→ Task description:
Identify each line in the records below that contains the word "this", and copy it.

→ Given data:
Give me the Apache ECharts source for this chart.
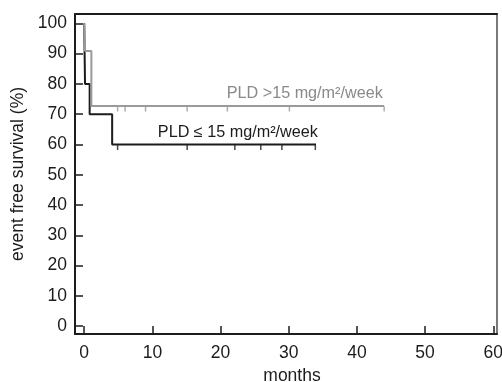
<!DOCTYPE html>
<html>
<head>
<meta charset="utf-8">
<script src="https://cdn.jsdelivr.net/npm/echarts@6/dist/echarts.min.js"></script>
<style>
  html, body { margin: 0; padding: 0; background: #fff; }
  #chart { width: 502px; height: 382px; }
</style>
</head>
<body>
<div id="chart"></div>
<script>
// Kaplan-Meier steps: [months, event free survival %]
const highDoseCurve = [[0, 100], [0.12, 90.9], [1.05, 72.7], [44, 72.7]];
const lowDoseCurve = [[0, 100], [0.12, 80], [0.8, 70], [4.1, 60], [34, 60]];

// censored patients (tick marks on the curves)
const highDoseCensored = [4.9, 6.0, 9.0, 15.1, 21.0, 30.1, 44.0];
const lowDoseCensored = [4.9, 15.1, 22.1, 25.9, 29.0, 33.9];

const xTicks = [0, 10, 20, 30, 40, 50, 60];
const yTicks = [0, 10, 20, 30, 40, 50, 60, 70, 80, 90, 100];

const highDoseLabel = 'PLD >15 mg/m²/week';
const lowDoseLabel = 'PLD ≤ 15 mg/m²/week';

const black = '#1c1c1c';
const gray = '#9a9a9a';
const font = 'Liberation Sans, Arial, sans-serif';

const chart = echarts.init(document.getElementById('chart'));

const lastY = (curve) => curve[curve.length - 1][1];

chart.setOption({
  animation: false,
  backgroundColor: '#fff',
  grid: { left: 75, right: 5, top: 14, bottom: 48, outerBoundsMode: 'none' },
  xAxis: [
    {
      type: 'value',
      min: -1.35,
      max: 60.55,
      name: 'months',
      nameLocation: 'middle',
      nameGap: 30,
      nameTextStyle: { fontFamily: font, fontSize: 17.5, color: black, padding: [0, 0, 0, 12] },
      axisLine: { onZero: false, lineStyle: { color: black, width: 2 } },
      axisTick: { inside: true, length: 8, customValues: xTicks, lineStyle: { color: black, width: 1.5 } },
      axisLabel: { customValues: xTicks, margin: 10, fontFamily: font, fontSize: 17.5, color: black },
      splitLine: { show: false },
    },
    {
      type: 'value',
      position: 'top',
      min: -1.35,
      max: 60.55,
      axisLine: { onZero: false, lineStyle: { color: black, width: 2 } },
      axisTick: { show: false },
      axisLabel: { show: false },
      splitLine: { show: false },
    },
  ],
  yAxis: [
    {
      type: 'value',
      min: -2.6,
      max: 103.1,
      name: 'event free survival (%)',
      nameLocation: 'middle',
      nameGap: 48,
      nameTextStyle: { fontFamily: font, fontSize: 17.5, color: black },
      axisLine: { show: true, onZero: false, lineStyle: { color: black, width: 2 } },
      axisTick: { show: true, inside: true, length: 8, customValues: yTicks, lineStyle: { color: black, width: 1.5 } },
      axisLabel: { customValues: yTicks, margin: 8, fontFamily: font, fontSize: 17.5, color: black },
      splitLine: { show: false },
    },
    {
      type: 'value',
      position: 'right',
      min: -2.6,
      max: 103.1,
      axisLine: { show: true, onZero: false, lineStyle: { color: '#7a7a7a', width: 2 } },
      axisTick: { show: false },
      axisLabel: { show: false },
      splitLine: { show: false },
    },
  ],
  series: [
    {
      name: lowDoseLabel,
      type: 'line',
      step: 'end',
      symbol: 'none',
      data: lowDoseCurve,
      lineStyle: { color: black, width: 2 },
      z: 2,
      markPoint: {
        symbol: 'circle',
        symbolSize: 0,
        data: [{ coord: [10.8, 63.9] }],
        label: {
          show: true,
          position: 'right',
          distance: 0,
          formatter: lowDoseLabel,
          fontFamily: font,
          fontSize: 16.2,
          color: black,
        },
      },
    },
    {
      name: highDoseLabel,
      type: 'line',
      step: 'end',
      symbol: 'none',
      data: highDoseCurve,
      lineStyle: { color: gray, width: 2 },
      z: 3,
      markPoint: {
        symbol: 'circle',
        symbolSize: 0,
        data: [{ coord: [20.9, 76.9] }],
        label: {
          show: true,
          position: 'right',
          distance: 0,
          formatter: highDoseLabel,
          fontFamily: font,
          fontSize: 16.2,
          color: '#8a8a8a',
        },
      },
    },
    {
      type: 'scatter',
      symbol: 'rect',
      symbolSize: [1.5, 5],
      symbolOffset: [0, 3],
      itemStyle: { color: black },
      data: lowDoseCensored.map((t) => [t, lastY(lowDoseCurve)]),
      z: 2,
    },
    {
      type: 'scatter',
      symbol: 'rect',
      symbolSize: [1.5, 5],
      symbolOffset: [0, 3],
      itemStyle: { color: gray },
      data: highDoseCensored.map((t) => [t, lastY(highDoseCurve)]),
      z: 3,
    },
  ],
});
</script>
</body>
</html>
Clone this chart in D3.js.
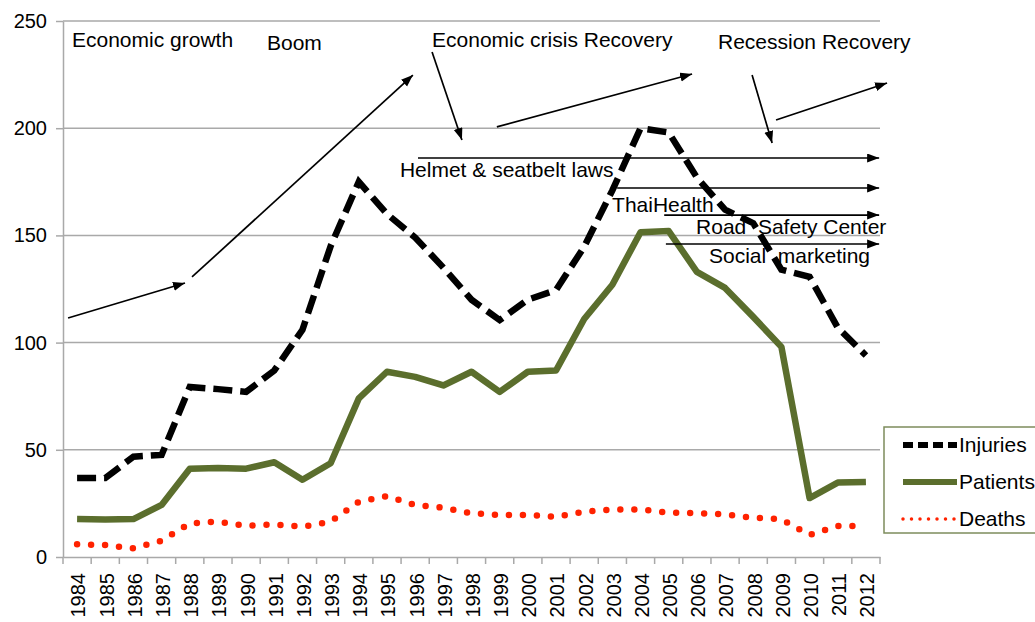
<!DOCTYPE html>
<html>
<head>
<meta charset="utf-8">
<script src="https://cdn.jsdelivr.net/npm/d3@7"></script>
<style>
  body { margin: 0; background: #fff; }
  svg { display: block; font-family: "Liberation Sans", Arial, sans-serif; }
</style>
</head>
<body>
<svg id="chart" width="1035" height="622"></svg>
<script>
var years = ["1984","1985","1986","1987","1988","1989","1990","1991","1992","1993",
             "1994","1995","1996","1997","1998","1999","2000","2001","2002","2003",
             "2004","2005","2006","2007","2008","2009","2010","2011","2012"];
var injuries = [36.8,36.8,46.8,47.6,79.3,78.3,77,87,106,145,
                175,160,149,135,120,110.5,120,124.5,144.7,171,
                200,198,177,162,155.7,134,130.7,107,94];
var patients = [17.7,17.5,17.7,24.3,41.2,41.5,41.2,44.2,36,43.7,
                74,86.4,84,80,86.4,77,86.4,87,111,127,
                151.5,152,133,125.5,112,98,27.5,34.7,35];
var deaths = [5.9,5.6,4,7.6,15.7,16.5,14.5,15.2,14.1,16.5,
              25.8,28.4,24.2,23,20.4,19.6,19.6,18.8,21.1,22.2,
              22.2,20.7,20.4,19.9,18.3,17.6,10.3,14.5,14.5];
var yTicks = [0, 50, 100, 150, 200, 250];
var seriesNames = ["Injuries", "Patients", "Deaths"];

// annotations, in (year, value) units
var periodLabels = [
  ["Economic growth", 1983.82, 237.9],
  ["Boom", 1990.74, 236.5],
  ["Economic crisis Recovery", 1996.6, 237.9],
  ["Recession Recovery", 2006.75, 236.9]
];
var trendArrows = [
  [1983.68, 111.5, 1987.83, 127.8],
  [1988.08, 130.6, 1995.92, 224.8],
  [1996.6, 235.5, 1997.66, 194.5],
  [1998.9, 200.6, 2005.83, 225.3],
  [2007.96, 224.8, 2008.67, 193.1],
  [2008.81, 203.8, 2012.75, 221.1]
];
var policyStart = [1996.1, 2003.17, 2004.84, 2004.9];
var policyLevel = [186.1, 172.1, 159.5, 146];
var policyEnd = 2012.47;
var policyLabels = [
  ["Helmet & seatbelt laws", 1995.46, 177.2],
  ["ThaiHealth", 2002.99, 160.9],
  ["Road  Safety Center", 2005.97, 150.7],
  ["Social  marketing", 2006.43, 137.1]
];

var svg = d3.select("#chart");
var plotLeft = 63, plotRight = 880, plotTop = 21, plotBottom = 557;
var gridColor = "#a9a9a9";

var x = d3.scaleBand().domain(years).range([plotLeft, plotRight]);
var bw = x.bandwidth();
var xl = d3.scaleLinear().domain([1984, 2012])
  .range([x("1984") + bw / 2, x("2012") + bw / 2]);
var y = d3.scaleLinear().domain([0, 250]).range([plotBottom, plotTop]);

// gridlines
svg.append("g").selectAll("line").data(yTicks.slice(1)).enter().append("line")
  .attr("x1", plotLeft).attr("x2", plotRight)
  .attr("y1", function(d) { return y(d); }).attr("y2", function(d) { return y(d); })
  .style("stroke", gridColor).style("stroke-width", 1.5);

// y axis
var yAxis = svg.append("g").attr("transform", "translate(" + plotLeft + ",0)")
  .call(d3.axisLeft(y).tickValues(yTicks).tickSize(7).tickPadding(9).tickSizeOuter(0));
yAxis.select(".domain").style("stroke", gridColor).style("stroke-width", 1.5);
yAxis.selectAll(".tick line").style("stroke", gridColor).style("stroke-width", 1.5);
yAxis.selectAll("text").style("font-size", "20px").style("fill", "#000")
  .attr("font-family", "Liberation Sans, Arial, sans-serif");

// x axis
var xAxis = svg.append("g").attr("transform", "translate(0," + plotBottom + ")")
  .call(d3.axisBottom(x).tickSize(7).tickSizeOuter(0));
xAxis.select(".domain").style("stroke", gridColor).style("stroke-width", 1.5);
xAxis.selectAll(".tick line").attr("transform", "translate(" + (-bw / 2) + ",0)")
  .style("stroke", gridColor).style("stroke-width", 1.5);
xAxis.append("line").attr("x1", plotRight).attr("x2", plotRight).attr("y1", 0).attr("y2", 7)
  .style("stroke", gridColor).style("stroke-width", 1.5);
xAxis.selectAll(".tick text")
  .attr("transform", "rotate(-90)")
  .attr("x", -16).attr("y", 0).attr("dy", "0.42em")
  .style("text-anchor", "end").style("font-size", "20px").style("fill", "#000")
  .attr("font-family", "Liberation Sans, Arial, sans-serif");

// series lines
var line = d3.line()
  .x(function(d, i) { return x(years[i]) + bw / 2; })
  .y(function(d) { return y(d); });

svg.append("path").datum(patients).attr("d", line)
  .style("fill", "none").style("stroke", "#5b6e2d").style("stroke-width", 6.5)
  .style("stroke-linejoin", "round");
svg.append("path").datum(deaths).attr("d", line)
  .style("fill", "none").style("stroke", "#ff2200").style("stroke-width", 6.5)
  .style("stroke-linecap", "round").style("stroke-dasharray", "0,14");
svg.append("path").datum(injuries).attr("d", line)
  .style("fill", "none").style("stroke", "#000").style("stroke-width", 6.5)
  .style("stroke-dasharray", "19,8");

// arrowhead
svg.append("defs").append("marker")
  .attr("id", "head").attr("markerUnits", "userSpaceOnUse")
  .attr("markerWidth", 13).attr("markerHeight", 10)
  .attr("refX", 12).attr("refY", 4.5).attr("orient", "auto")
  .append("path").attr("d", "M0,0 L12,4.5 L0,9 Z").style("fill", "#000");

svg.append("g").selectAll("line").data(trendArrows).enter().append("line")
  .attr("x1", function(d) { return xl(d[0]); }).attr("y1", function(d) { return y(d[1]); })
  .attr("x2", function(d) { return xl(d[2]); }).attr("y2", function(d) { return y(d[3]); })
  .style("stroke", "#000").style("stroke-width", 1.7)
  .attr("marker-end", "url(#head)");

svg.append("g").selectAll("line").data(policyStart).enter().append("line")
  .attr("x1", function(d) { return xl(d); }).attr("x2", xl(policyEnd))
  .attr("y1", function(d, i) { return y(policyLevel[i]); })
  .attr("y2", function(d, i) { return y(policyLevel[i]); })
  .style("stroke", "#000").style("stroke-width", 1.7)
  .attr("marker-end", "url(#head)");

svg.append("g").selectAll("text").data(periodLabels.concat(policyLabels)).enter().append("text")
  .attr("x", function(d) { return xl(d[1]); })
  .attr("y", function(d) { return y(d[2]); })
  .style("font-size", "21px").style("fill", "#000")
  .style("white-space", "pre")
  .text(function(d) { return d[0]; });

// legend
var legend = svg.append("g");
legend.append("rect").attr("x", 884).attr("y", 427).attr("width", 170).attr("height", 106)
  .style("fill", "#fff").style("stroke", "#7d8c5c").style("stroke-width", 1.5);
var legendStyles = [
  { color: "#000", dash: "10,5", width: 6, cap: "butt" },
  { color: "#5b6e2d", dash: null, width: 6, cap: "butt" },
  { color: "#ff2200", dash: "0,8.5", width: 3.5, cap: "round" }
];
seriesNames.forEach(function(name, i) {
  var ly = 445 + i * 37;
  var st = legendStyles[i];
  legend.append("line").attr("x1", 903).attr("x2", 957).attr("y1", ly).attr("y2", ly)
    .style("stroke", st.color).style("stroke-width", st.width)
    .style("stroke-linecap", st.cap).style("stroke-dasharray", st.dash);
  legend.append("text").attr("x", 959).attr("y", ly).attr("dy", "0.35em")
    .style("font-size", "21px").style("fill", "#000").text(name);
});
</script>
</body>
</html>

→ Exercise result:
Give me the Apache ECharts source for this chart.
Clone this chart in D3.js.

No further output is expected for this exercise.